▶ **GOAL OF THE EXERCISE**
Reproduce the listing below exactly. Pictures do not belong in the copy.

---------- DATA SHOWN ----------

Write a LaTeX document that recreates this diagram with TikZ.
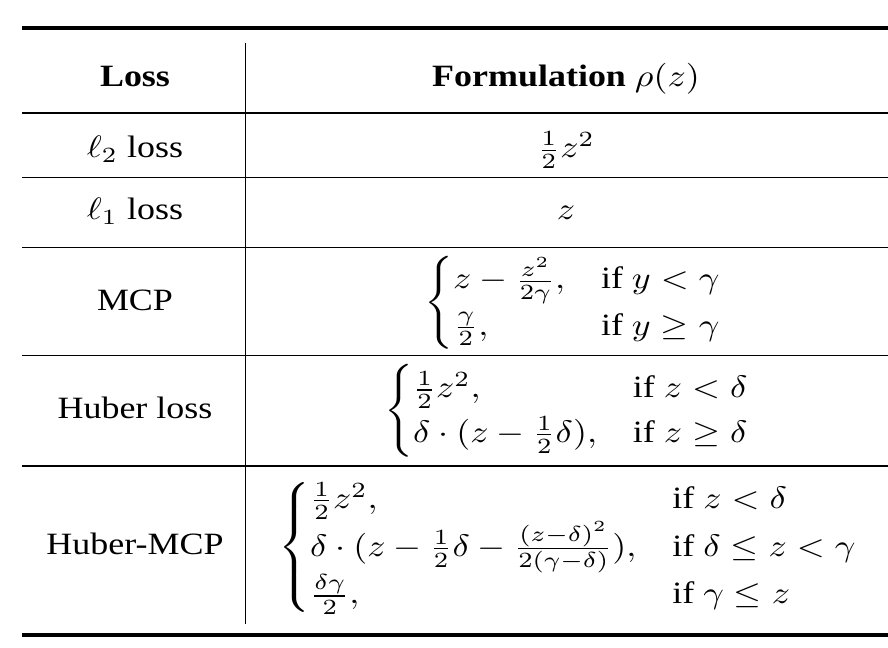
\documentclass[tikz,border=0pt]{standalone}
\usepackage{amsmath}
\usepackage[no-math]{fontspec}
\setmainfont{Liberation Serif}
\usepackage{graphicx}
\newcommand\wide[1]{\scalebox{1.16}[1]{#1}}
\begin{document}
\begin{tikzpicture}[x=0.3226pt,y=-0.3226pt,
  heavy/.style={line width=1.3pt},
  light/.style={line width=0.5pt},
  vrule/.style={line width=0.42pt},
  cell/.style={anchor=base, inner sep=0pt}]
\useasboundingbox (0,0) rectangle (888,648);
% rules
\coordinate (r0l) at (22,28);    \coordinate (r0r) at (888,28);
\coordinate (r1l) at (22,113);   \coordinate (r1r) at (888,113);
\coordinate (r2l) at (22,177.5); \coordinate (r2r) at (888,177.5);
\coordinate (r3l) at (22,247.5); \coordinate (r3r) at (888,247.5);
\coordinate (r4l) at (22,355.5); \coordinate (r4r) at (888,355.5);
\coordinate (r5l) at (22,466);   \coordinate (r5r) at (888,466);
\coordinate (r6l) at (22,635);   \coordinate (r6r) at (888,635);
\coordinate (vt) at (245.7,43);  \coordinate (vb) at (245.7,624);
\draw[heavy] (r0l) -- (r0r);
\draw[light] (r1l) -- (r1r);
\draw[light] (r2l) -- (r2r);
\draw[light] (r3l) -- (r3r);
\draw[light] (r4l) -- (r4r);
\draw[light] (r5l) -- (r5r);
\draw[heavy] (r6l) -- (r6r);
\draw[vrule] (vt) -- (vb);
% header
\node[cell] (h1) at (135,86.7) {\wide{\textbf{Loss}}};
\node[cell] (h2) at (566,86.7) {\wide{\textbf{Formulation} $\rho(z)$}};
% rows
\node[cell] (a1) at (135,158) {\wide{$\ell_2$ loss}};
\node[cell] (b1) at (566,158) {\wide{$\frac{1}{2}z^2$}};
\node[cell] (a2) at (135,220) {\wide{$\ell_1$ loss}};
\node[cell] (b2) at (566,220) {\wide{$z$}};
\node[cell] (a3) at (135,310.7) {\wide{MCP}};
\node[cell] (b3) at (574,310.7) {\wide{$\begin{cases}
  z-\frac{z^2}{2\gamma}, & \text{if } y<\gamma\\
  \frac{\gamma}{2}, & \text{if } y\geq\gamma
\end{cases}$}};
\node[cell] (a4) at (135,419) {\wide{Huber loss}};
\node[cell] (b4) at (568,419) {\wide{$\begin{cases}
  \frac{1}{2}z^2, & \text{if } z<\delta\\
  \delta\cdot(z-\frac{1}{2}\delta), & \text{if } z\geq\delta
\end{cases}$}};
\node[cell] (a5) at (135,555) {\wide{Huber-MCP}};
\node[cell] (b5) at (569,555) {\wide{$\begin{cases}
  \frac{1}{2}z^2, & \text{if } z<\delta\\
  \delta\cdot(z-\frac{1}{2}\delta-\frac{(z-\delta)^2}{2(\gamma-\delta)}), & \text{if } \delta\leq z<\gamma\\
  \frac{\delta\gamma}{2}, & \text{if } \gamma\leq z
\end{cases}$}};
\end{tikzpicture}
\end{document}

----------

▶ **THE COMPLETED TASK**
Write a LaTeX document that recreates this diagram with TikZ.
\documentclass[tikz,border=0pt]{standalone}
\usepackage{amsmath}
\usepackage[no-math]{fontspec}
\setmainfont{Liberation Serif}
\usepackage{graphicx}
\newcommand\wide[1]{\scalebox{1.16}[1]{#1}}
\begin{document}
\begin{tikzpicture}[x=0.3226pt,y=-0.3226pt,
  heavy/.style={line width=1.3pt},
  light/.style={line width=0.5pt},
  vrule/.style={line width=0.42pt},
  cell/.style={anchor=base, inner sep=0pt}]
\useasboundingbox (0,0) rectangle (888,648);
% rules
\coordinate (r0l) at (22,28);    \coordinate (r0r) at (888,28);
\coordinate (r1l) at (22,113);   \coordinate (r1r) at (888,113);
\coordinate (r2l) at (22,177.5); \coordinate (r2r) at (888,177.5);
\coordinate (r3l) at (22,247.5); \coordinate (r3r) at (888,247.5);
\coordinate (r4l) at (22,355.5); \coordinate (r4r) at (888,355.5);
\coordinate (r5l) at (22,466);   \coordinate (r5r) at (888,466);
\coordinate (r6l) at (22,635);   \coordinate (r6r) at (888,635);
\coordinate (vt) at (245.7,43);  \coordinate (vb) at (245.7,624);
\draw[heavy] (r0l) -- (r0r);
\draw[light] (r1l) -- (r1r);
\draw[light] (r2l) -- (r2r);
\draw[light] (r3l) -- (r3r);
\draw[light] (r4l) -- (r4r);
\draw[light] (r5l) -- (r5r);
\draw[heavy] (r6l) -- (r6r);
\draw[vrule] (vt) -- (vb);
% header
\node[cell] (h1) at (135,86.7) {\wide{\textbf{Loss}}};
\node[cell] (h2) at (566,86.7) {\wide{\textbf{Formulation} $\rho(z)$}};
% rows
\node[cell] (a1) at (135,158) {\wide{$\ell_2$ loss}};
\node[cell] (b1) at (566,158) {\wide{$\frac{1}{2}z^2$}};
\node[cell] (a2) at (135,220) {\wide{$\ell_1$ loss}};
\node[cell] (b2) at (566,220) {\wide{$z$}};
\node[cell] (a3) at (135,310.7) {\wide{MCP}};
\node[cell] (b3) at (574,310.7) {\wide{$\begin{cases}
  z-\frac{z^2}{2\gamma}, & \text{if } y<\gamma\\
  \frac{\gamma}{2}, & \text{if } y\geq\gamma
\end{cases}$}};
\node[cell] (a4) at (135,419) {\wide{Huber loss}};
\node[cell] (b4) at (568,419) {\wide{$\begin{cases}
  \frac{1}{2}z^2, & \text{if } z<\delta\\
  \delta\cdot(z-\frac{1}{2}\delta), & \text{if } z\geq\delta
\end{cases}$}};
\node[cell] (a5) at (135,555) {\wide{Huber-MCP}};
\node[cell] (b5) at (569,555) {\wide{$\begin{cases}
  \frac{1}{2}z^2, & \text{if } z<\delta\\
  \delta\cdot(z-\frac{1}{2}\delta-\frac{(z-\delta)^2}{2(\gamma-\delta)}), & \text{if } \delta\leq z<\gamma\\
  \frac{\delta\gamma}{2}, & \text{if } \gamma\leq z
\end{cases}$}};
\end{tikzpicture}
\end{document}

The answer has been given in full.